L'église d'épargnes, romane, remaniée au XVe siècle, est dédiée à saint Vincent, patron des vignerons. Elle bénéficie d'une vue exceptionnelle sur la Gironde, facilitée par un escalier extérieur menant au clocher. Située à côté d'un imposant prieuré dépendant de Mortagne, la nef romane se poursuit par un chœur et une abside gothiques. Comme à Saint-Pierre de Royan, une crypte est placée dans le transept sud sous une chapelle. Cette crypte a été murée et transformée en confessionnal.

 
Epargnes : fresques

Epargnes : fresques

 
Epargnes : fresques

Epargnes : fresques

 
 

Sur les murs court une litre avec les blasons des seigneurs protecteurs comme à Grézac et à Mornac-sur-Seudre. Des pierres tombales sont plaquées sur les murs, sous la litre où se retrouve le blason des Banchereau de Brillouard. Sur le flanc nord du chœur apparaissent, dans les vestiges d'une fresque, de gracieux visages comparables à ceux de Saint-Savin-sur-Gartempe. Les fonts baptismaux placés dans le tambour cannelé d'une colonne proviennent sans doute du site gallo-romain du Fâ à Barzan.

 

L'église de Grézac est double, avec deux nefs juxtaposées reliées par d'énormes piliers soutenant une vaste charpente.

 

D'Espagne viennent les deux arcatures polylobées du portail, imitation des mosquées andalouses et des églises mozarabes. Des bas-reliefs romans sont réemployés sur la façade, dont une magnifique représentation du Renard et de la Cigogne des ysopets, déjà vue à Cozes. A gauche de l'entrée se dresse la demi pierre tombale impressionnante d'un chevalier de Longchamp. La merveilleuse surprise provient, sous l'abside romane finement ouvragée, de la présence d'une vaste crypte-ossuaire, accessible sous le chœur.
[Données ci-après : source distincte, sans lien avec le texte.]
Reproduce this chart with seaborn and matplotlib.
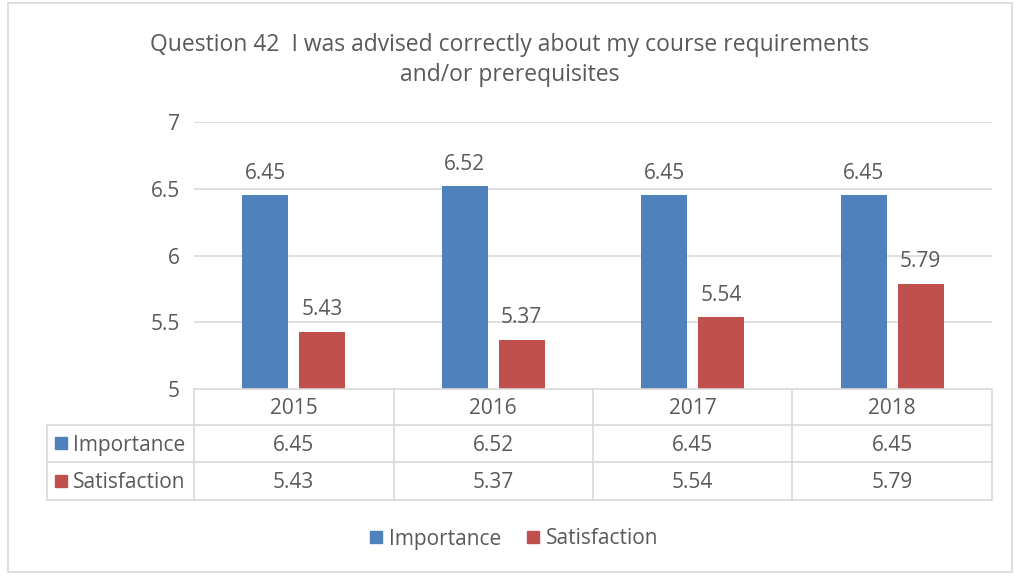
import matplotlib
matplotlib.use("Agg")
import matplotlib.pyplot as plt
import seaborn as sns
import pandas as pd
from matplotlib.lines import Line2D
from matplotlib.patches import Rectangle

years = ["2015", "2016", "2017", "2018"]
importance = [6.45, 6.52, 6.45, 6.45]
satisfaction = [5.43, 5.37, 5.54, 5.79]
series_names = ["Importance", "Satisfaction"]
colors = ["#4f81bd", "#c0504d"]
title = "Question 42  I was advised correctly about my course requirements\nand/or prerequisites"

sns.set_theme(style="white")
plt.rcParams['font.family'] = ['Open Sans', 'DejaVu Sans']
txt = "#595959"
grid_c = "#d9d9d9"
FS = 15

df = pd.DataFrame({
    "Year": years * 2,
    "Value": importance + satisfaction,
    "Series": [series_names[0]] * 4 + [series_names[1]] * 4,
})

W, H = 1020, 578
fig = plt.figure(figsize=(W / 100, H / 100), dpi=100)
fig.patch.set_facecolor("white")

def fx(x): return x / W
def fy(y): return 1 - y / H

ax = fig.add_axes([fx(194), fy(389), fx(992) - fx(194), fy(122) - fy(389)])
sns.barplot(data=df, x="Year", y="Value", hue="Series", palette=colors,
            width=0.571, gap=0.195, ax=ax, legend=False, saturation=1, linewidth=0)
ax.set_ylim(5, 7)
ax.set_xlim(-0.5, 3.5)
ax.set_yticks([5, 5.5, 6, 6.5, 7])
ax.set_yticklabels(["5", "5.5", "6", "6.5", "7"], fontsize=FS, color=txt)
ax.set_xticks([])
ax.set_xlabel("")
ax.set_ylabel("")
for s in ax.spines.values():
    s.set_visible(False)
ax.tick_params(axis="y", length=0, pad=10)
for yv in [5.5, 6, 6.5, 7]:
    ax.axhline(yv, color=grid_c, lw=1.2, zorder=0)
for c in ax.containers:
    ax.bar_label(c, fmt="%.2f", padding=8, fontsize=FS, color=txt)

# outer border
fig.add_artist(Rectangle((fx(8), fy(572)), fx(1012) - fx(8), fy(3) - fy(572),
                         transform=fig.transFigure, fill=False, ec="#d9d9d9", lw=1.2))

# title
fig.text(fx(510), fy(60), title, ha="center", va="center", fontsize=16.5,
         color=txt, linespacing=1.35)

# data table
def hline(y, x0, x1):
    fig.add_artist(Line2D([fx(x0), fx(x1)], [fy(y), fy(y)], transform=fig.transFigure,
                          color=grid_c, lw=1.2))
def vline(x, y0, y1):
    fig.add_artist(Line2D([fx(x), fx(x)], [fy(y0), fy(y1)], transform=fig.transFigure,
                          color=grid_c, lw=1.2))

hline(389, 194, 992)
hline(425, 47, 992)
hline(462, 47, 992)
hline(500, 47, 992)
for xv in [194, 393.5, 593, 792.5, 992]:
    vline(xv, 389, 500)
vline(47, 425, 500)

col_centers = [293.75, 493.25, 692.75, 892.25]
for i, yr in enumerate(years):
    fig.text(fx(col_centers[i]), fy(408.5), yr, ha="center", va="center", fontsize=FS, color=txt)
    fig.text(fx(col_centers[i]), fy(445.5), f"{importance[i]:.2f}", ha="center", va="center", fontsize=FS, color=txt)
    fig.text(fx(col_centers[i]), fy(483), f"{satisfaction[i]:.2f}", ha="center", va="center", fontsize=FS, color=txt)

for j, (name, yc) in enumerate(zip(series_names, [443, 481])):
    fig.add_artist(Rectangle((fx(55), fy(yc + 6)), fx(12), fy(0) - fy(12),
                             transform=fig.transFigure, color=colors[j]))
    fig.text(fx(73), fy(yc + 2), name, ha="left", va="center", fontsize=FS, color=txt)

# legend
for j, (name, x0) in enumerate(zip(series_names, [370, 527])):
    fig.add_artist(Rectangle((fx(x0), fy(543)), fx(12), fy(0) - fy(12),
                             transform=fig.transFigure, color=colors[j]))
    fig.text(fx(x0 + 19), fy(539), name, ha="left", va="center", fontsize=FS, color=txt)

fig.savefig("out.png", dpi=100)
C'est une admirable salle dont les voûtes gothiques s'appuient sur une colonne centrale ornée d'un chapiteau saisissant : les visages ahuris des damnés en enfer. Le chapiteau de Saint-Pierre de Royan, au-dessus de la crypte-ossuaire non dégagée, représente plutôt les élus bienheureux. A Grézac, les regards hagards et les gros nez de tous les personnages visent à impressionner le visiteur.

 
Grézac : crypte, visage des Damnés en Enfer

Grézac : crypte, visage des Damnés en Enfer

 
 

Beaucoup d'églises possédaient une crypte-ossuaire : les seules accessibles sont celles de Grézac et de Médis. Des traces de peinture médiévale sont encore visibles à Grézac sur les murs et les voûtes. Une corniche à modillons fait le tour de la crypte, éclairée faiblement par quatre cheminées-fenêtres.